Effects of Jatropha Oil on Degradation of Fluoroelastomer and Silicone Rubber Automotive Seals

Paper #:
  • 2017-01-2330

Published:
  • 2017-10-08
Citation:
Farfan-Cabrera, L., Gallardo, E., and Pérez-González, J., "Effects of Jatropha Oil on Degradation of Fluoroelastomer and Silicone Rubber Automotive Seals," SAE Technical Paper 2017-01-2330, 2017.
Pages:
7
Abstract:
Flouroelastomers and silicone rubbers are commonly employed in static and dynamic seals for automotive applications. In order to prevent premature failures and leakages caused by swelling and/or changes in their mechanical properties, materials for seals are selected according to their compatibility with the environment and fluids involved in the engine operation.
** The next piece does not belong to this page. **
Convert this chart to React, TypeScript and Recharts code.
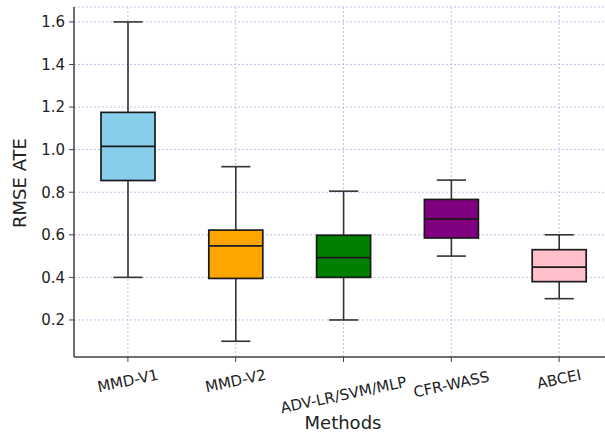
import {
  ComposedChart,
  Bar,
  XAxis,
  YAxis,
  CartesianGrid,
} from "recharts";

const METHODS = ["MMD-V1", "MMD-V2", "ADV-LR/SVM/MLP", "CFR-WASS", "ABCEI"];
const WHISKER_LOW = [0.4, 0.1, 0.2, 0.5, 0.3];
const Q1 = [0.855, 0.395, 0.4, 0.585, 0.38];
const MEDIAN = [1.015, 0.548, 0.493, 0.675, 0.448];
const Q3 = [1.175, 0.622, 0.598, 0.766, 0.53];
const WHISKER_HIGH = [1.6, 0.92, 0.805, 0.857, 0.6];
const BOX_COLORS = ["#87ceeb", "#ffa500", "#008000", "#800080", "#ffc0cb"];
const Y_TICKS = [0.2, 0.4, 0.6, 0.8, 1.0, 1.2, 1.4, 1.6];

const data = METHODS.map((method, i) => ({
  method,
  range: [WHISKER_LOW[i], WHISKER_HIGH[i]],
  q1: Q1[i],
  median: MEDIAN[i],
  q3: Q3[i],
  color: BOX_COLORS[i],
}));

const FONT = "'DejaVu Sans', sans-serif";

// box drawn inside the [low, high] range bar; inner values mapped linearly
function BoxShape(props: any) {
  const { x, y, width, height, payload } = props;
  const [lo, hi] = payload.range;
  const top = Math.min(y, y + height);
  const bot = Math.max(y, y + height);
  const py = (v: number) => bot - ((v - lo) / (hi - lo)) * (bot - top);
  const cx = x + width / 2;
  const cap = width * 0.27;
  const yq1 = py(payload.q1);
  const yq3 = py(payload.q3);
  const ymed = py(payload.median);
  const stroke = "#1a1a1a";
  return (
    <g>
      <line x1={cx} x2={cx} y1={top} y2={yq3} stroke="#333" strokeWidth={1.6} />
      <line x1={cx} x2={cx} y1={yq1} y2={bot} stroke="#333" strokeWidth={1.6} />
      <line x1={cx - cap} x2={cx + cap} y1={top} y2={top} stroke="#333" strokeWidth={1.6} />
      <line x1={cx - cap} x2={cx + cap} y1={bot} y2={bot} stroke="#333" strokeWidth={1.6} />
      <rect
        x={x}
        y={yq3}
        width={width}
        height={yq1 - yq3}
        fill={payload.color}
        stroke={stroke}
        strokeWidth={1.7}
      />
      <line x1={x} x2={x + width} y1={ymed} y2={ymed} stroke={stroke} strokeWidth={1.7} />
    </g>
  );
}

// rotated labels sit lower the longer they are (top of rotated box at the tick)
function RotatedTick(props: any) {
  const { x, y, payload } = props;
  const label = String(payload.value);
  const cy = y + 6.5 + label.length * 1.75;
  return (
    <text
      x={x}
      y={cy}
      transform={`rotate(-12, ${x}, ${cy})`}
      textAnchor="middle"
      dominantBaseline="central"
      fontFamily={FONT}
      fontSize={15}
      fill="#222"
    >
      {label}
    </text>
  );
}

function YLabel() {
  return (
    <text
      x={19}
      y={183}
      transform="rotate(-90, 19, 183)"
      textAnchor="middle"
      dominantBaseline="central"
      fontFamily={FONT}
      fontSize={18}
      fill="#222"
    >
      RMSE ATE
    </text>
  );
}

function XLabel() {
  return (
    <text
      x={343}
      y={429}
      textAnchor="middle"
      fontFamily={FONT}
      fontSize={18}
      fill="#222"
    >
      Methods
    </text>
  );
}

export default function App() {
  return (
    <div
      style={{
        position: "fixed",
        top: 0,
        left: 0,
        width: 605,
        height: 435,
        overflow: "hidden",
        background: "#fff",
      }}
    >
      <ComposedChart
        width={613}
        height={435}
        data={data}
        margin={{ top: 7, right: 0, left: 0, bottom: 0 }}
      >
        <CartesianGrid stroke="#bfbff0" strokeDasharray="2 2" />
        <XAxis
          dataKey="method"
          height={78}
          interval={0}
          tick={<RotatedTick />}
          tickSize={5}
          tickMargin={2}
          axisLine={{ stroke: "#444", strokeWidth: 1.5 }}
          tickLine={{ stroke: "#444" }}
          label={{ content: () => <XLabel /> }}
        />
        <XAxis
          xAxisId="top"
          orientation="top"
          dataKey="method"
          height={0}
          tick={false}
          tickLine={false}
          axisLine={{ stroke: "#444", strokeWidth: 1.5 }}
        />
        <YAxis
          type="number"
          domain={[0.026, 1.67]}
          ticks={Y_TICKS}
          width={74}
          tickFormatter={(v: number) => v.toFixed(1)}
          tick={{ fontFamily: FONT, fontSize: 15, fill: "#222" }}
          tickSize={5}
          tickMargin={4}
          axisLine={{ stroke: "#444", strokeWidth: 1.5 }}
          tickLine={{ stroke: "#444" }}
          label={{ content: () => <YLabel /> }}
        />
        <Bar dataKey="range" barSize={54} shape={<BoxShape />} isAnimationActive={false} />
      </ComposedChart>
    </div>
  );
}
Thus, in particular, the use of new fuels and additives in automotive engines requires the assessment of compatibility with common sealing elastomers to prevent failures. Currently, Jatropha oil is being used as a renewable source of fuel in diesel engines for electricity production, transport or agricultural mechanization in various countries. It is used either as biodiesel or as straight vegetable oil (SVO) since it has good heating power and provide exhaust gas with almost no sulfur or aromatic polycyclic compounds. However, the compatibility of elastomers with this SVO has not been investigated yet. Therefore, in this work, the physical degradation of silicone rubber (VMQ) and fluoroelastomer/Viton® (FKM) in contact with three fuels, namely, straight Jatropha oil (SJO), diesel, and a blend 80 wt%-diesel 20 wt% SJO was studied via static immersion tests (670 h at 24°C) according to the ASTM-D471 method. Changes in mass, volume, tensile and tear resistance and hardness were assessed according to the standard method. Since viscoelasticity is also an important property for the sealing performance of elastomers, the changes in creep compliance were determined by creep tests. In addition, the changes of surface morphology and topography were evaluated by scanning electron microscopy (SEM) and optical profilometry, respectively, in order to evidence pitting or cracking caused by degradation. Overall, according to the standard method, low degradation was found for both elastomers immersed in SJO, VMQ being the less degraded. However, a loss of resilience was observed for both materials in the different fluids, which may be relevant in certain applications.